■ Collected data:
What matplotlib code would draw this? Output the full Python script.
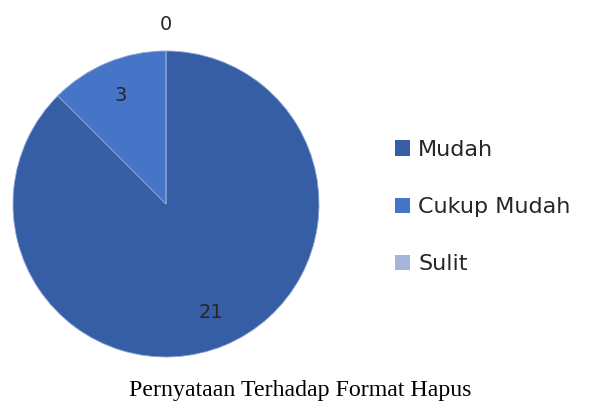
import numpy as np
import matplotlib.pyplot as plt
from matplotlib.patches import Patch

categories = ["Mudah", "Cukup Mudah", "Sulit"]
values = [21, 3, 0]
colors = ["#355EA5", "#4675C8", "#A5B4D9"]
caption = "Pernyataan Terhadap Format Hapus"

fig = plt.figure(figsize=(6, 4.03), dpi=100)
r_px = 153
cx, cy = 166, 403 - 204
ax = fig.add_axes([(cx - r_px) / 600, (cy - r_px) / 403, 2 * r_px / 600, 2 * r_px / 403])

wedges, _ = ax.pie(values, colors=colors, startangle=90, counterclock=False,
                   wedgeprops=dict(edgecolor="#8FA8DA", linewidth=0.6))
ax.set_xlim(-1, 1)
ax.set_ylim(-1, 1)
ax.set_aspect("equal")

# data labels at the middle of each wedge
for w, v in zip(wedges, values):
    ang = np.deg2rad((w.theta1 + w.theta2) / 2)
    dist = 0.77 if v > 0 else 1.17
    ax.text(dist * np.cos(ang), dist * np.sin(ang), str(v), ha="center", va="center",
            fontsize=14, color="#262626", family="DejaVu Sans")

handles = [Patch(facecolor=c, edgecolor="none") for c in colors]
fig.legend(handles, categories, loc="center left", bbox_to_anchor=(0.658, 0.486),
           frameon=False, fontsize=16, handlelength=0.7, handleheight=0.7,
           handletextpad=0.35, labelspacing=1.68, borderpad=0, borderaxespad=0,
           labelcolor="#262626")

fig.text(0.5, 0.032, caption, ha="center", va="center", fontsize=17.2,
         family="Liberation Serif", color="black")

fig.savefig("out.png", dpi=100, facecolor="white")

■ Problem details: Reproduce the data word for word, excluding its pictures.

■ Right answer:
What matplotlib code would draw this? Output the full Python script.
import numpy as np
import matplotlib.pyplot as plt
from matplotlib.patches import Patch

categories = ["Mudah", "Cukup Mudah", "Sulit"]
values = [21, 3, 0]
colors = ["#355EA5", "#4675C8", "#A5B4D9"]
caption = "Pernyataan Terhadap Format Hapus"

fig = plt.figure(figsize=(6, 4.03), dpi=100)
r_px = 153
cx, cy = 166, 403 - 204
ax = fig.add_axes([(cx - r_px) / 600, (cy - r_px) / 403, 2 * r_px / 600, 2 * r_px / 403])

wedges, _ = ax.pie(values, colors=colors, startangle=90, counterclock=False,
                   wedgeprops=dict(edgecolor="#8FA8DA", linewidth=0.6))
ax.set_xlim(-1, 1)
ax.set_ylim(-1, 1)
ax.set_aspect("equal")

# data labels at the middle of each wedge
for w, v in zip(wedges, values):
    ang = np.deg2rad((w.theta1 + w.theta2) / 2)
    dist = 0.77 if v > 0 else 1.17
    ax.text(dist * np.cos(ang), dist * np.sin(ang), str(v), ha="center", va="center",
            fontsize=14, color="#262626", family="DejaVu Sans")

handles = [Patch(facecolor=c, edgecolor="none") for c in colors]
fig.legend(handles, categories, loc="center left", bbox_to_anchor=(0.658, 0.486),
           frameon=False, fontsize=16, handlelength=0.7, handleheight=0.7,
           handletextpad=0.35, labelspacing=1.68, borderpad=0, borderaxespad=0,
           labelcolor="#262626")

fig.text(0.5, 0.032, caption, ha="center", va="center", fontsize=17.2,
         family="Liberation Serif", color="black")

fig.savefig("out.png", dpi=100, facecolor="white")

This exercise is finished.